I figured out a solution that just takes some basic combinatorics, and doesn't use the axiom of choice at all; I'm surprised no one else posted something similar already.

Assume $X$ is not finite, since we can handle that case easily.

The transpositions in $S_X$ can be distinguished as follows: They are the conjugacy class $T$ consisting of elements of order 2 with the property that the set of products of pairs of elements of $T$ contains no more than one conjugacy class of order 2. To see that no other conjugacy class satisfies this property, observe that for any product $s$ of at least two disjoint transpositions (including possibly infinitely many), one can select a subset of two of them and interchange two of the letters to obtain $s'$ such that $ss'$ is a product of exactly two disjoint transpositions (using the Klein 4 group in $S_4$). If $s$ is a product of exactly 2 or 3 transpositions then we can multiply by a disjoint product of 2 or 3 transpositions to obtain another conjugacy class. If s is a product of 4 or more transpositions, then we can select another two transpositions in s to obtain $s''$ such that $ss''$ is a product of exactly four disjoint transpositions.

Next we aim to characterize letters as equivalence classes of pairs of elements of $T$ which multiply to an element of order 3, so that the pair $\{(a, b), (b, c)\}$ distinguishes $b$. We need to describe the equivalence relation on these pairs. We can express the transposition $(a, c)$ as a conjugate of one element of the pair by the other. Therefore when we have another pair $\{(a', b'), (b', c')\}$, we can express the condition that $\{a, c\}$ is disjoint from $\{a', c'\}$. In this case we say that the two pairs are related if multiplying any two of the four transpositions gives an element of order 3. Then we take the transitive closure of that relation.

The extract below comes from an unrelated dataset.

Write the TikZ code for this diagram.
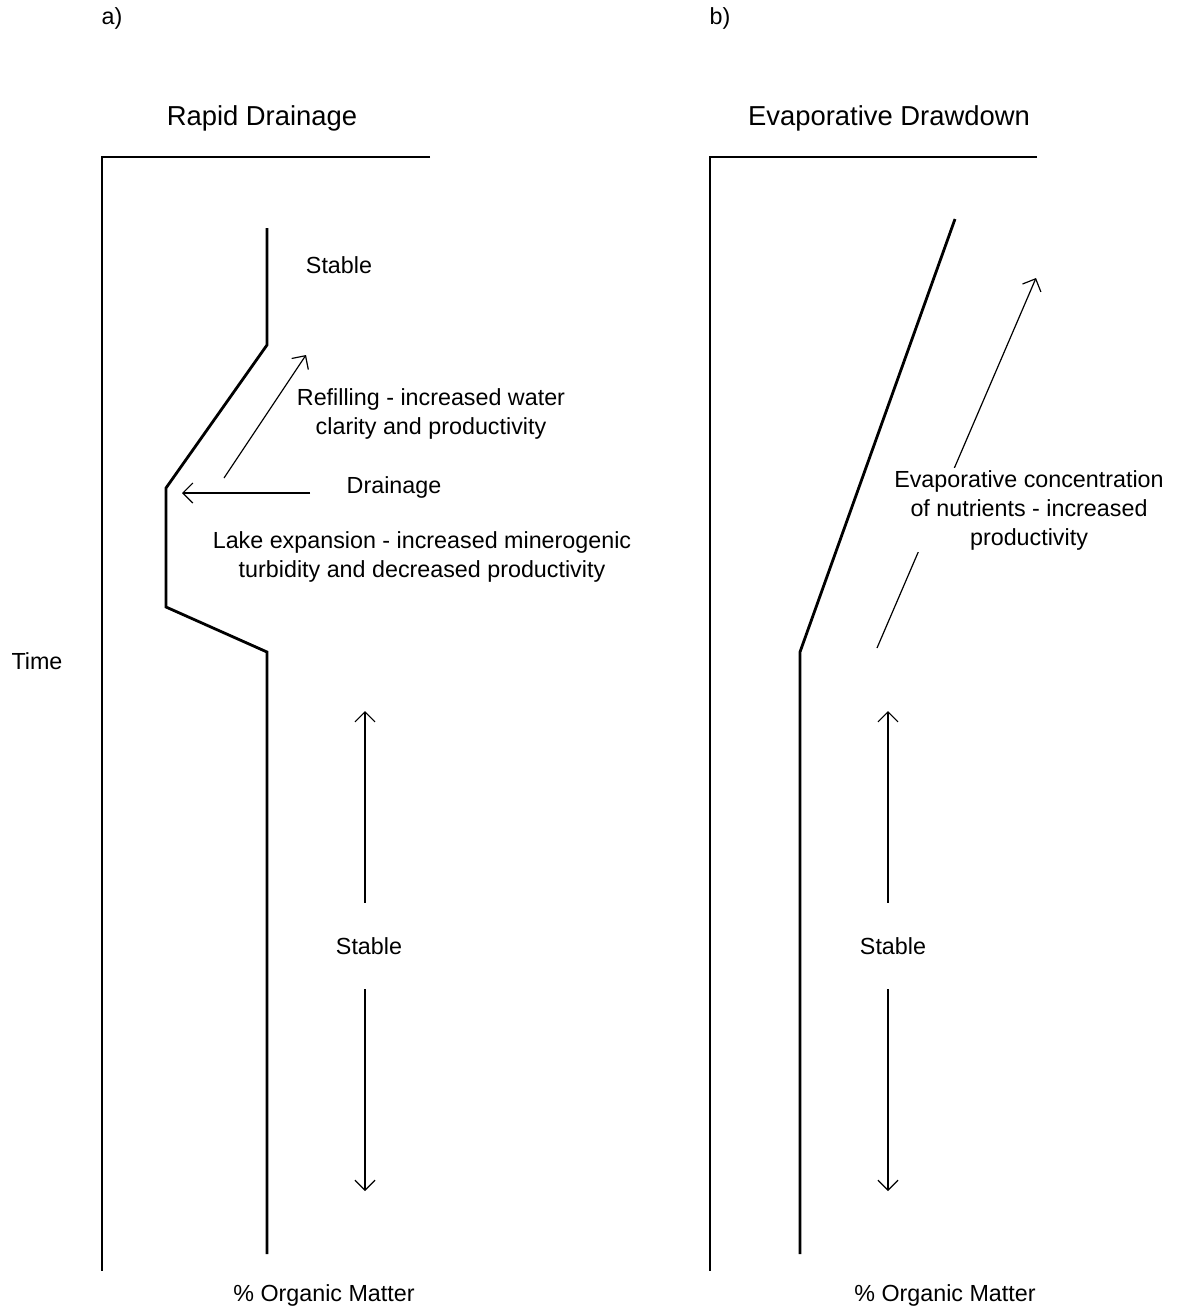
\documentclass[tikz,border=0pt]{standalone}
\usepackage{fontspec}
\setmainfont{Liberation Sans}
\usetikzlibrary{arrows.meta}
\tikzset{
  tip/.tip={Straight Barb[length=10pt,width=20pt,line width=1.2pt]},
  axis/.style={line width=2.6pt},
  trace/.style={line width=2.8pt, line join=miter},
  arr/.style={line width=1.2pt, -tip},
  darr/.style={line width=1.2pt, tip-tip},
  lbl/.style={font=\fontsize{23.3}{29}\selectfont, align=center, inner sep=2pt},
  ttl/.style={font=\fontsize{27.4}{33}\selectfont, inner sep=2pt},
  gap/.style={lbl, fill=white, inner xsep=5pt, inner ysep=2pt},
  stabgap/.style={lbl, fill=white, minimum height=86pt, minimum width=80pt}
}
\begin{document}
\begin{tikzpicture}[x=1pt,y=-1pt]
\useasboundingbox (0,0) rectangle (1180,1310) ;
% frames
\draw[axis] (430,157) -- (102,157) -- (102,1271) ;
\draw[axis] (1037,157) -- (710,157) -- (710,1271) ;
% a) rapid drainage record
\coordinate (a0) at (267,228) ;
\coordinate (a1) at (267,345) ;
\coordinate (a2) at (166,488) ;
\coordinate (a3) at (166,607) ;
\coordinate (a4) at (267,652) ;
\coordinate (a5) at (267,1254) ;
\draw[trace] (a0) -- (a1) -- (a2) -- (a3) -- (a4) -- (a5) ;
% b) evaporative drawdown record
\coordinate (b0) at (955,219) ;
\coordinate (b1) at (800,652) ;
\coordinate (b2) at (800,1254) ;
\draw[trace] (b0) -- (b1) -- (b2) ;
% arrows
\coordinate (refA) at (224,478) ;
\coordinate (refB) at (306,355) ;
\draw[arr] (refA) -- (refB) ;
\coordinate (drA) at (310,493) ;
\coordinate (drB) at (182,493) ;
\draw[arr] (drA) -- (drB) ;
\coordinate (saT) at (365,711) ;
\coordinate (saB) at (365,1191) ;
\draw[darr] (saT) -- (saB) ;
\coordinate (sbT) at (888,711) ;
\coordinate (sbB) at (888,1191) ;
\draw[darr] (sbT) -- (sbB) ;
\coordinate (evA) at (877,648) ;
\coordinate (evB) at (1036,278) ;
\draw[arr] (evA) -- (evB) ;
% labels
\node[lbl] (la) at (112,18) {a)} ;
\node[lbl] (lb) at (720,18) {b)} ;
\node[ttl] (ta) at (262,118) {Rapid Drainage} ;
\node[ttl] (tb) at (889,118) {Evaporative Drawdown} ;
\node[lbl] (time) at (37,661) {Time} ;
\node[lbl] (stab1) at (339,265) {Stable} ;
\node[lbl] (refil) at (431,414) {Refilling - increased water\\clarity and productivity} ;
\node[lbl] (drain) at (394,487) {Drainage} ;
\node[lbl] (lake) at (422,557) {Lake expansion - increased minerogenic\\turbidity and decreased productivity} ;
\node[stabgap] (stab2) at (369,946) {Stable} ;
\node[stabgap] (stab3) at (893,946) {Stable} ;
\node[gap] (evap) at (1029,510) {Evaporative concentration\\of nutrients - increased\\productivity} ;
\node[lbl] (oma) at (324,1295) {\% Organic Matter} ;
\node[lbl] (omb) at (945,1295) {\% Organic Matter} ;
\end{tikzpicture}
\end{document}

So we have constructed a set from the abstract group $S_X$ which is in natural bijection with $X$. Note that the argument distinguishing $T$ works when $|X| \ge 12$, and the argument characterizing the equivalence relation works when $|X| \ge 7$. There's probably a clever way to adapt both arguments for fewer elements; this is just what I came up with. Note that the transpositions cannot be distinguished in $S_6$.